What started with the curious Presidential Pardon granted an ex-governor Diepreye Alamieyesiegha, who was convicted for corruption and wanted elsewhere, has developed into a full-blown moral crisis fuelled by the desperation of 2015. Last December, the Supreme Court reversed the conviction of Bode George (a PDP heavyweight) and four others who had served jail terms for fraud. The man already has a national merit award, and now cannot be called an ex-convict, thereby allowing him to run again for political office! Another individual wanted over drug-related charges was imposed on the South-West PDP as their leader.  And now, as yet another sign of our “consensus” way of doing things, it has become clear that though we supposedly run a democratic system of government our leaders find “contest” odious, a factor that is breaking up the party as party members feel disenfranchised. This notwithstanding, the leadership have again gone ahead to appoint their “anointed” party chairman.

In May 2013, I wrote in Consensus Candidate “…where a small group behind closed doors can decide what is best for us without listening and hearing the cries and groans of the people.” I warned that we “should not lose track of the bigger picture, which is democracy, service to the people for the people by the people.
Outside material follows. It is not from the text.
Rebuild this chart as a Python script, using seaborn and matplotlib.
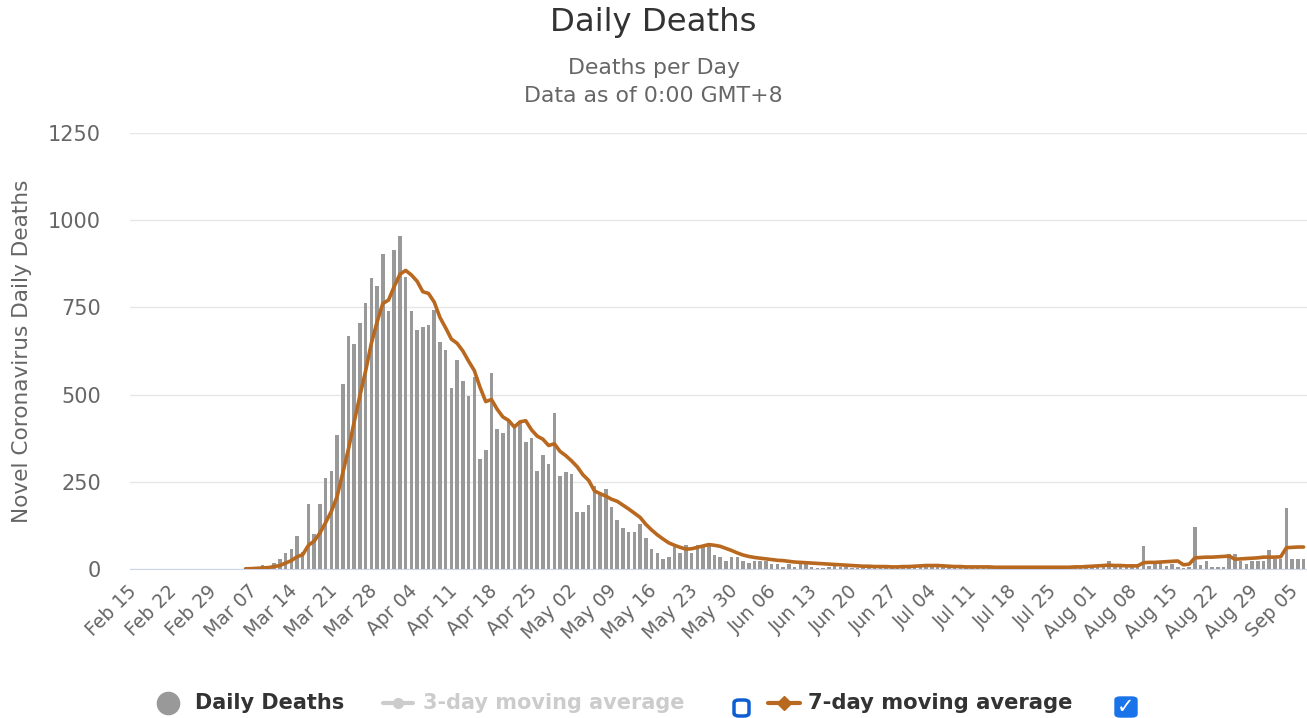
import pandas as pd
import seaborn as sns
import matplotlib.pyplot as plt
import matplotlib.transforms as mtransforms
from matplotlib.lines import Line2D
from matplotlib.patches import FancyBboxPatch

# daily deaths, Feb 15 - Sep 07 2020
deaths_feb = [0, 0, 0, 0, 0, 0, 0, 0, 0, 0, 0, 0, 0, 0, 0]
deaths_mar = [0, 0, 1, 0, 1, 2, 3, 7, 11, 7, 17, 28, 46, 56, 94, 48, 187, 100, 187, 260,
              281, 384, 531, 668, 646, 706, 762, 833, 810, 904, 739]
deaths_apr = [914, 955, 838, 741, 686, 694, 699, 742, 650, 627, 518, 600, 540, 495, 550,
              314, 341, 562, 402, 391, 424, 415, 420, 363, 375, 281, 326, 300, 447, 267]
deaths_may = [278, 273, 163, 163, 184, 237, 212, 229, 179, 140, 118, 107, 107, 128, 90,
              56, 46, 30, 35, 62, 46, 68, 46, 68, 66, 70, 40, 35, 24, 35, 35]
deaths_jun = [24, 18, 24, 24, 24, 13, 13, 7, 13, 7, 13, 13, 7, 4, 2, 6, 8, 5, 5, 3,
              2, 3, 7, 6, 5, 4, 3, 5, 6, 4]
deaths_jul = [6, 10, 12, 9, 7, 6, 5, 6, 5, 4, 4, 5, 3, 6, 4, 5, 4, 3, 5, 4,
              6, 5, 3, 4, 5, 4, 5, 6, 5, 7, 6]
deaths_aug = [8, 5, 5, 23, 8, 7, 8, 6, 6, 66, 10, 15, 21, 8, 13, 6, 4, 6, 121, 11,
              23, 6, 6, 6, 44, 44, 23, 13, 23, 23, 23]
deaths_sep = [55, 28, 28, 176, 28, 28, 28]

# 7-day moving average line, Mar 06 - Sep 07
ma_mar = [0.6, 1, 2, 3, 4, 7, 10, 17, 24, 35, 41, 68, 80, 103, 133, 165, 207, 276, 344,
          422, 497, 568, 647, 708, 761, 771]
ma_apr = [810, 845, 856, 843, 825, 795, 790, 765, 721, 691, 659, 647, 625, 596, 569,
          521, 480, 486, 458, 436, 426, 407, 422, 425, 399, 381, 372, 354, 359, 337]
ma_may = [325, 310, 293, 270, 254, 224, 216, 209, 200, 194, 183, 172, 160, 148, 128,
          112, 98, 86, 75, 68, 62, 57, 58, 62, 66, 70, 68, 65, 59, 53, 46]
ma_jun = [40, 36, 33, 31, 29, 27, 25, 24, 22, 20, 19, 18, 17, 16, 15, 14, 13, 12, 11, 10,
          9, 8, 8, 7, 7, 7, 6, 6, 7, 7]
ma_jul = [8, 9, 10, 10, 10, 9, 8, 7, 7, 6, 6, 6, 6, 6, 5, 5, 5, 5, 5, 5,
          5, 5, 5, 5, 5, 5, 5, 5, 6, 6, 7]
ma_aug = [8, 9, 10, 11, 10, 10, 9, 9, 9, 18, 19, 19, 20, 21, 22, 23, 12, 14, 32, 33,
          34, 34, 35, 36, 37, 28, 29, 30, 31, 32, 34]
ma_sep = [34, 34, 35, 61, 62, 63, 63]

yticks = [0, 250, 500, 750, 1000, 1250]

deaths = deaths_feb + deaths_mar + deaths_apr + deaths_may + deaths_jun + deaths_jul + deaths_aug + deaths_sep
ma7 = ma_mar + ma_apr + ma_may + ma_jun + ma_jul + ma_aug + ma_sep

dates = pd.date_range("2020-02-15", periods=len(deaths), freq="D")
df = pd.DataFrame({"date": dates, "deaths": deaths})
df["day"] = (df["date"] - dates[0]).dt.days

ma_dates = pd.date_range("2020-03-06", periods=len(ma7), freq="D")
ma_df = pd.DataFrame({"date": ma_dates, "ma7": ma7})
ma_df["day"] = (ma_df["date"] - dates[0]).dt.days

sns.set_style("white")
plt.rcParams["font.family"] = ["DejaVu Sans"]

BAR = "#999999"
ORANGE = "#b9681f"
GREY_TXT = "#666666"

fig = plt.figure(figsize=(13.07, 7.18), dpi=100)
ax = fig.add_axes([130 / 1307, 1 - 569 / 718, 1177 / 1307, 436 / 718])

sns.barplot(data=df, x="day", y="deaths", native_scale=True, width=0.62,
            color=BAR, saturation=1, linewidth=0, edgecolor="none", ax=ax, zorder=2)
sns.lineplot(data=ma_df, x="day", y="ma7", color=ORANGE, linewidth=2.6, ax=ax, zorder=3)

ax.set_xlim(-0.2, 205.6)
ax.set_ylim(0, 1250)
ax.set_yticks(yticks)
ax.set_yticklabels([str(v) for v in yticks])
ax.yaxis.grid(True, color="#e6e6e6", linewidth=1)
ax.set_axisbelow(True)
for s in ["top", "right", "left"]:
    ax.spines[s].set_visible(False)
ax.spines["bottom"].set_color("#ccd6eb")
ax.spines["bottom"].set_zorder(1)

weekly = df[df["day"] % 7 == 0]
ax.set_xticks(weekly["day"])
ax.set_xticklabels(weekly["date"].dt.strftime("%b %d"), rotation=45, ha="right",
                   rotation_mode="anchor", fontsize=13.5, color=GREY_TXT)
ax.tick_params(axis="x", length=0, pad=9)
ax.tick_params(axis="y", length=0, pad=21, labelsize=15, labelcolor=GREY_TXT)
shift = mtransforms.ScaledTranslation(-4 / 100, 0, fig.dpi_scale_trans)
for lbl in ax.get_xticklabels():
    lbl.set_transform(lbl.get_transform() + shift)

ax.set_xlabel("")
ax.set_ylabel("Novel Coronavirus Daily Deaths", fontsize=15.6, color=GREY_TXT)
ax.yaxis.set_label_coords(-0.083, 0.5)

fig.text(0.5, 1 - 22 / 718, "Daily Deaths", ha="center", va="center", fontsize=23.3, color="#333333")
fig.text(0.5, 1 - 68 / 718, "Deaths per Day", ha="center", va="center", fontsize=15.8, color=GREY_TXT)
fig.text(0.5, 1 - 96 / 718, "Data as of 0:00 GMT+8", ha="center", va="center", fontsize=15.8, color=GREY_TXT)

# legend row
W, H = 1307, 718
ly = 1 - 703 / H
fig.add_artist(Line2D([168 / W], [ly], marker="o", markersize=16, color=BAR, linestyle="none"))
fig.text(195 / W, ly, "Daily Deaths", ha="left", va="center", fontsize=15, fontweight="bold", color="#333333")

fig.add_artist(Line2D([383 / W, 413 / W], [ly, ly], color="#cccccc", linewidth=3))
fig.add_artist(Line2D([398 / W], [ly], marker="o", markersize=7, color="#cccccc", linestyle="none"))
fig.text(423 / W, ly, "3-day moving average", ha="left", va="center", fontsize=15, fontweight="bold", color="#cccccc")
fig.add_artist(FancyBboxPatch((734 / W, 1 - 716 / H), 15 / W, 16 / H,
                              boxstyle="round,pad=0,rounding_size=0.004",
                              facecolor="white", edgecolor="#0d5fd1", linewidth=2.5))

fig.add_artist(Line2D([768 / W, 800 / W], [ly, ly], color=ORANGE, linewidth=3))
fig.add_artist(Line2D([784 / W], [ly], marker="D", markersize=7, color=ORANGE, linestyle="none"))
fig.text(808 / W, ly, "7-day moving average", ha="left", va="center", fontsize=15.2, fontweight="bold", color="#333333")
fig.add_artist(FancyBboxPatch((1115 / W, 1 - 717 / H), 22 / W, 20 / H,
                              boxstyle="round,pad=0,rounding_size=0.004",
                              facecolor="#1a73e8", edgecolor="#1a73e8", linewidth=1))
fig.text(1126 / W, 1 - 707 / H, "\u2713", ha="center", va="center", fontsize=15,
         fontweight="bold", color="white")

fig.savefig("out.png", dpi=100)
The executive of the PDP will do well to remember that they are only executives by virtue of the fact that there is a PDP. They should not take out the “people” in the Peoples Democratic Party.” Evidently, these principles are lost to our leadership.

Adamu Mu’azu’s emergence as the new unelected PDP chairman is further evidence of this, apart from the fact that there is no confirmation yet that the EFCC, who is out of funds to do its job properly, has dropped its N19.8billion investigation of the new PDP chairman, which had him on the run for several years.  Their message is very clear as in November last year, he was appointed the Chairman of PENCOM before now being elevated to this new position.
 We have a state of emergency in Borno and Yobe. We need to look at the causes of this insurgency before we can adequately deal with it. What are we doing wrong that is causing fellow citizens to take up arms?

We watch in horror as we see what allegedly played out in Borno to bring about Boko Haram, beginning to be played out in Rivers State. The police in Rivers are allowing for acts of terror against the state and its indigenes -- people they have sworn to protect. Does this begin to explain why Boko Haram focused its attack on the police, stating that the police was an enemy of the state and those affiliated with the police were therefore their enemy?

There is a huge responsibility that a state has to carry, otherwise hoodlums will emulate the state and that can only result in anarchy, chaos and terrorism. We should be mindful that if we find ourselves in such a state, then it is all our doing. We need to stop wasting precious energy in endless litigations, cross carpeting and selective judgments and start looking to strengthen our weak institutions.  

Since 1999, we have witnessed large scale political decamping to the PDP. Now APC has turned the tide. Had the illegality of switching political allegiance without relinquishing the mandate been addressed when it favored the PDP, we would not be here now. Institutions exist to regulate and control this. For this to function properly there must be a separation of these powers and full autonomy, starting with the Law, the Judiciary, otherwise these politicians who share the same trademarks, whether it is the PDP, APC, LP or APGA, will destroy us all.